Learn the JSON-LD format with Moz’s beginners’ guide. Then assemble your code using the Google Markup Helper. Then add the code to Google Tag Manager to finish. Schema plugins exist for the most common web platforms like WordPress, Magento, Shopify, Drupal and Magento – but these are often less flexible and not as accurate as creating your Schema manually.
Google’s rich results test tool reviews URLs to see which potential rich results your page is eligible for. The tool also highlights any errors or suggestions for your structured data and previews your rich result on Google to show how your result will look on both mobile and desktop. This is currently only available for job postings, recipes, courses and movies – but we expect this will increase as time goes on.
Use Google Search Console to view your overall rich results presence, rather than page by page. Here, you can see your structured data grouped by type (again for job postings, recipes, courses and movies only), and check for both critical and non-critical errors. Use the data to fix any page errors and see which items can be enhanced further to include more fields.
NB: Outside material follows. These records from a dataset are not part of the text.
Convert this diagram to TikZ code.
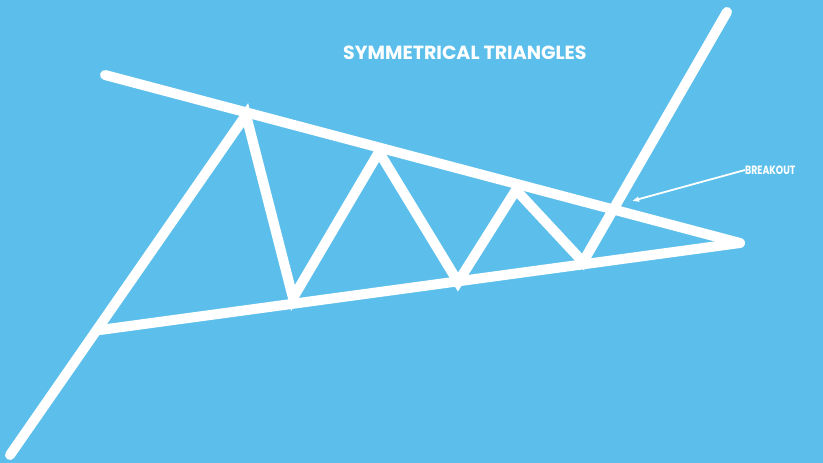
\documentclass[tikz,border=0pt]{standalone}
\usepackage{fontspec}
\setmainfont{Poppins}
\usetikzlibrary{arrows.meta}
\definecolor{bgblue}{RGB}{92,191,235}
\tikzset{
  thick line/.style={white, line width=10pt, line cap=round, line join=miter},
  label text/.style={white, font=\bfseries, inner sep=0pt},
}
\begin{document}
\begin{tikzpicture}[x=1pt,y=-1pt]
\fill[bgblue] (0,0) rectangle (823,463);
\useasboundingbox (0,0) rectangle (823,463);
% trend lines
\coordinate (ut1) at (105,75);
\coordinate (apex) at (740,243);
\coordinate (lt1) at (100,330);
\draw[thick line] (ut1) -- (apex);
\draw[thick line] (lt1) -- (apex);
% price zigzag
\coordinate (p0) at (10,455);
\coordinate (p1) at (246,115);
\coordinate (p2) at (293,298);
\coordinate (p3) at (379,152);
\coordinate (p4) at (458,282);
\coordinate (p5) at (516,190);
\coordinate (p6) at (583,262);
\coordinate (p7) at (727,12);
\draw[thick line] (p0) -- (p1) -- (p2) -- (p3) -- (p4) -- (p5) -- (p6) -- (p7);
% labels
\node[label text, font=\bfseries\fontsize{19}{22}\selectfont, anchor=west] (title) at (343,53) {SYMMETRICAL TRIANGLES};
\node[label text, font=\bfseries\fontsize{12}{14}\selectfont, anchor=west] (brk) at (745,170) {\scalebox{0.78}[1]{BREAKOUT}};
\coordinate (brktip) at (632,201);
\draw[white, line width=1.8pt, -{Latex[length=7pt,width=6pt]}] (brk.west) -- (brktip);
\end{tikzpicture}
\end{document}
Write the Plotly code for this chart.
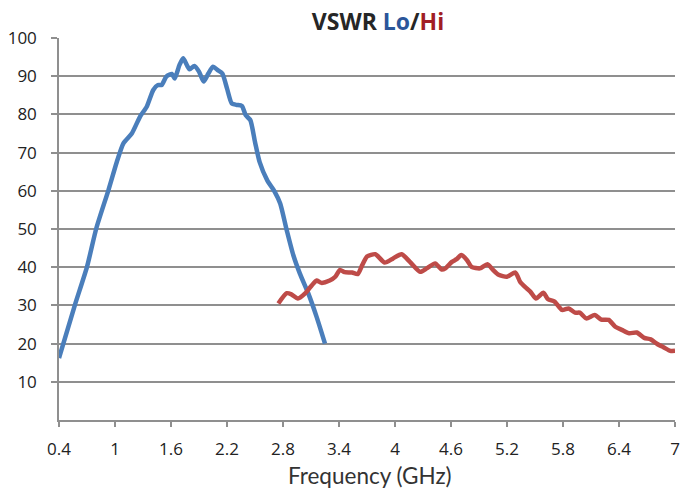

How do I get the most from my rich results?
Optimising your website to appear in rich results will boost your ranking and traffic. Here are some tips on how to make the most of your rich results:
1. Provide partial answers or additional information to get people clicking through to your page
Ranking for an instant answer that gives away the entirety of your article within the answer itself means you’ll miss out on clicks to your site. Including additional information on the page itself gives users an incentive to click through – and gives you traffic, leads and sales.
2. Create content in the format search engines prefer
To rank for a particular rich snippet, make sure the content you’ve created matches what is currently ranking – be it a listicle, a long form blog, an FAQ page, whitepaper or slideshow.
3. Make sure your on-site experience matches up
Give users who click through to your site a high-quality experience with fast-loading pages (through technologies such as Accelerated Mobile Pages and site speed tweaks). Provide quality content, in-stock products with up-to-date information and an intuitive navigation and user experience.
4. Optimise your site with organic search best practice
Content won’t automatically rank with rich data highlighting. Your site needs to follow current SEO guidelines to rank well.
5. Encourage reviews
Reviews and star ratings are a key way of building trust in your product or business. Many rich results pull through star ratings directly to the search page, so you need to have genuine and positive reviews with testimonials from satisfied customers.
6. Write in a natural style
Snippets rely on well-written and structured content, and product copy written in a conversational style. This is also key for voice search, so make sure your written content is up-to-scratch.
My page is https://www.accreditedhomehealthcare.directory/can-i-afford-home-health-care. My goal is to make each section of this highly informative article – in which each section has a header that is in the form of a question – that would show up individually as snippets in the rich text areas. Should I a) add JSON markup to make it an article and put alllllll the body in the body tag? b) add JSON markup to make it an FAQ page? Or something else?